* [EXERCISE GOAL]
Copy out the listing that follows, exact in every word, and skip the images.

-- Begin DATA EXTRACT --

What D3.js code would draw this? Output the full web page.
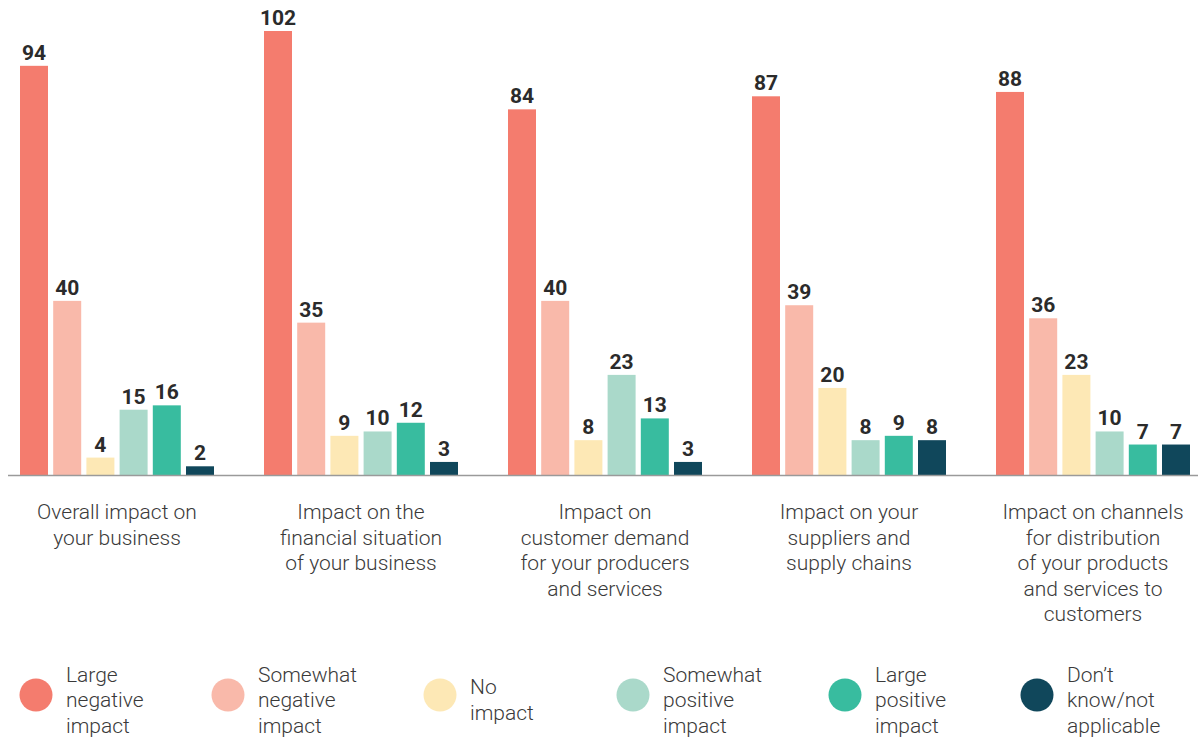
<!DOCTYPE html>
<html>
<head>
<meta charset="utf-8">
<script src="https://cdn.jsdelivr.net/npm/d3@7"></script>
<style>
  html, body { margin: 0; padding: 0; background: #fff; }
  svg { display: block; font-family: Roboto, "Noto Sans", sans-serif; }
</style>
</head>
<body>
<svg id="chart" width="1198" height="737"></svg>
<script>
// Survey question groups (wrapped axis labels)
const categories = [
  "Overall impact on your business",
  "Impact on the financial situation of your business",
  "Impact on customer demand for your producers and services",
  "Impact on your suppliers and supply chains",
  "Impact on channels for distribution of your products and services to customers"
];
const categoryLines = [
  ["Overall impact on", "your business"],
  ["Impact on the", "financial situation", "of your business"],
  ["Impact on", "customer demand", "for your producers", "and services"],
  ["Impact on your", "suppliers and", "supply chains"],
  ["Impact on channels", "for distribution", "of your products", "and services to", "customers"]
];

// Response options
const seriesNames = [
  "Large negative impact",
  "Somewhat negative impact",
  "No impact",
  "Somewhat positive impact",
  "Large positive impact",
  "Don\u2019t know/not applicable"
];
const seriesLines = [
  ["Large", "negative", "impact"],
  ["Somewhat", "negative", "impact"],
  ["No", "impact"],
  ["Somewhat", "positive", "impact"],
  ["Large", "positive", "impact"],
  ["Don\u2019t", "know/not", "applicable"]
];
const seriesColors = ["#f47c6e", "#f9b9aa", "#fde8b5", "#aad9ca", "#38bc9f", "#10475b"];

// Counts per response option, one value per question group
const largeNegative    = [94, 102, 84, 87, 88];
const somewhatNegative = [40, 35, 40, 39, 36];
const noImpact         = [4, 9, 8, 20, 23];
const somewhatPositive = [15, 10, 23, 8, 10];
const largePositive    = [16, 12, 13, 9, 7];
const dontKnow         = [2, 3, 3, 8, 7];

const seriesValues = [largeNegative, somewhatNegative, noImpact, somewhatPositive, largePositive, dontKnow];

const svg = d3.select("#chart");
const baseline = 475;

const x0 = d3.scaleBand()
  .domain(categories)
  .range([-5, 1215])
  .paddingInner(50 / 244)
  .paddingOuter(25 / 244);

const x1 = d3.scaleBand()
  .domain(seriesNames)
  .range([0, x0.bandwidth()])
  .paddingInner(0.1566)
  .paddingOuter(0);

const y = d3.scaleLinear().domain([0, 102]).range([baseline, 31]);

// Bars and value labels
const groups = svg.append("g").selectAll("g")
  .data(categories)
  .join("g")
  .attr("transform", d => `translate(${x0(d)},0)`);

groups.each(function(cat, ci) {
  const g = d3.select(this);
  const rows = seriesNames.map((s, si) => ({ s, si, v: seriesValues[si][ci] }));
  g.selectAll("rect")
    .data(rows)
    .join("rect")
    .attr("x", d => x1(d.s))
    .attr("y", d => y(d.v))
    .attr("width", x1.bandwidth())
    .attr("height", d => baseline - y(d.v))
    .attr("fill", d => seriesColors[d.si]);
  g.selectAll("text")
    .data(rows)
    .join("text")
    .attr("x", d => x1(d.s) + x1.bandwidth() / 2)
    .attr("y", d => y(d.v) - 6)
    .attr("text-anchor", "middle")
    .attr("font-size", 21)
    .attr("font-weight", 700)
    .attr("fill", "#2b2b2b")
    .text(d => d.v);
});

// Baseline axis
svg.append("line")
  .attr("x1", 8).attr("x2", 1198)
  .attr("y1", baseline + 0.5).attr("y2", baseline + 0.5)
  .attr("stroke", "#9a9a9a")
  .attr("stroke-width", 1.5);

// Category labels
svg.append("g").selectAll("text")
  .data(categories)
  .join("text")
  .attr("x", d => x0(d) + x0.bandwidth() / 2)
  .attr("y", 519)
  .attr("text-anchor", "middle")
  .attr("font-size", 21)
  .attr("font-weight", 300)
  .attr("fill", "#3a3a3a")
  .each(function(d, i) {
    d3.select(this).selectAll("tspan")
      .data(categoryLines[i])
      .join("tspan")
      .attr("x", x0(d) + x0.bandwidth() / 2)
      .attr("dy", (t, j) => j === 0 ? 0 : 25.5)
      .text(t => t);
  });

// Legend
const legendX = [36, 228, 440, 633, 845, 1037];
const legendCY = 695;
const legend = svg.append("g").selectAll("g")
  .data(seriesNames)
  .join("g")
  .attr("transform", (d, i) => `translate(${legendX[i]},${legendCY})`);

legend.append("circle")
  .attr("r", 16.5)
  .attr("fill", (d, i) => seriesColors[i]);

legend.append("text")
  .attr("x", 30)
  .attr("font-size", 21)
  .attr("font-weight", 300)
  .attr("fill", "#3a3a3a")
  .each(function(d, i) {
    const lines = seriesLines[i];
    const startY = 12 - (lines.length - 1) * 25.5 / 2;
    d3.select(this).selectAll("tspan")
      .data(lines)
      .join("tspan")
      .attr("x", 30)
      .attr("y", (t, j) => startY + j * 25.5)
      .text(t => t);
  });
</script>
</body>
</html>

-- End DATA EXTRACT --

* [FINISHED ANSWER]
What D3.js code would draw this? Output the full web page.
<!DOCTYPE html>
<html>
<head>
<meta charset="utf-8">
<script src="https://cdn.jsdelivr.net/npm/d3@7"></script>
<style>
  html, body { margin: 0; padding: 0; background: #fff; }
  svg { display: block; font-family: Roboto, "Noto Sans", sans-serif; }
</style>
</head>
<body>
<svg id="chart" width="1198" height="737"></svg>
<script>
// Survey question groups (wrapped axis labels)
const categories = [
  "Overall impact on your business",
  "Impact on the financial situation of your business",
  "Impact on customer demand for your producers and services",
  "Impact on your suppliers and supply chains",
  "Impact on channels for distribution of your products and services to customers"
];
const categoryLines = [
  ["Overall impact on", "your business"],
  ["Impact on the", "financial situation", "of your business"],
  ["Impact on", "customer demand", "for your producers", "and services"],
  ["Impact on your", "suppliers and", "supply chains"],
  ["Impact on channels", "for distribution", "of your products", "and services to", "customers"]
];

// Response options
const seriesNames = [
  "Large negative impact",
  "Somewhat negative impact",
  "No impact",
  "Somewhat positive impact",
  "Large positive impact",
  "Don\u2019t know/not applicable"
];
const seriesLines = [
  ["Large", "negative", "impact"],
  ["Somewhat", "negative", "impact"],
  ["No", "impact"],
  ["Somewhat", "positive", "impact"],
  ["Large", "positive", "impact"],
  ["Don\u2019t", "know/not", "applicable"]
];
const seriesColors = ["#f47c6e", "#f9b9aa", "#fde8b5", "#aad9ca", "#38bc9f", "#10475b"];

// Counts per response option, one value per question group
const largeNegative    = [94, 102, 84, 87, 88];
const somewhatNegative = [40, 35, 40, 39, 36];
const noImpact         = [4, 9, 8, 20, 23];
const somewhatPositive = [15, 10, 23, 8, 10];
const largePositive    = [16, 12, 13, 9, 7];
const dontKnow         = [2, 3, 3, 8, 7];

const seriesValues = [largeNegative, somewhatNegative, noImpact, somewhatPositive, largePositive, dontKnow];

const svg = d3.select("#chart");
const baseline = 475;

const x0 = d3.scaleBand()
  .domain(categories)
  .range([-5, 1215])
  .paddingInner(50 / 244)
  .paddingOuter(25 / 244);

const x1 = d3.scaleBand()
  .domain(seriesNames)
  .range([0, x0.bandwidth()])
  .paddingInner(0.1566)
  .paddingOuter(0);

const y = d3.scaleLinear().domain([0, 102]).range([baseline, 31]);

// Bars and value labels
const groups = svg.append("g").selectAll("g")
  .data(categories)
  .join("g")
  .attr("transform", d => `translate(${x0(d)},0)`);

groups.each(function(cat, ci) {
  const g = d3.select(this);
  const rows = seriesNames.map((s, si) => ({ s, si, v: seriesValues[si][ci] }));
  g.selectAll("rect")
    .data(rows)
    .join("rect")
    .attr("x", d => x1(d.s))
    .attr("y", d => y(d.v))
    .attr("width", x1.bandwidth())
    .attr("height", d => baseline - y(d.v))
    .attr("fill", d => seriesColors[d.si]);
  g.selectAll("text")
    .data(rows)
    .join("text")
    .attr("x", d => x1(d.s) + x1.bandwidth() / 2)
    .attr("y", d => y(d.v) - 6)
    .attr("text-anchor", "middle")
    .attr("font-size", 21)
    .attr("font-weight", 700)
    .attr("fill", "#2b2b2b")
    .text(d => d.v);
});

// Baseline axis
svg.append("line")
  .attr("x1", 8).attr("x2", 1198)
  .attr("y1", baseline + 0.5).attr("y2", baseline + 0.5)
  .attr("stroke", "#9a9a9a")
  .attr("stroke-width", 1.5);

// Category labels
svg.append("g").selectAll("text")
  .data(categories)
  .join("text")
  .attr("x", d => x0(d) + x0.bandwidth() / 2)
  .attr("y", 519)
  .attr("text-anchor", "middle")
  .attr("font-size", 21)
  .attr("font-weight", 300)
  .attr("fill", "#3a3a3a")
  .each(function(d, i) {
    d3.select(this).selectAll("tspan")
      .data(categoryLines[i])
      .join("tspan")
      .attr("x", x0(d) + x0.bandwidth() / 2)
      .attr("dy", (t, j) => j === 0 ? 0 : 25.5)
      .text(t => t);
  });

// Legend
const legendX = [36, 228, 440, 633, 845, 1037];
const legendCY = 695;
const legend = svg.append("g").selectAll("g")
  .data(seriesNames)
  .join("g")
  .attr("transform", (d, i) => `translate(${legendX[i]},${legendCY})`);

legend.append("circle")
  .attr("r", 16.5)
  .attr("fill", (d, i) => seriesColors[i]);

legend.append("text")
  .attr("x", 30)
  .attr("font-size", 21)
  .attr("font-weight", 300)
  .attr("fill", "#3a3a3a")
  .each(function(d, i) {
    const lines = seriesLines[i];
    const startY = 12 - (lines.length - 1) * 25.5 / 2;
    d3.select(this).selectAll("tspan")
      .data(lines)
      .join("tspan")
      .attr("x", 30)
      .attr("y", (t, j) => startY + j * 25.5)
      .text(t => t);
  });
</script>
</body>
</html>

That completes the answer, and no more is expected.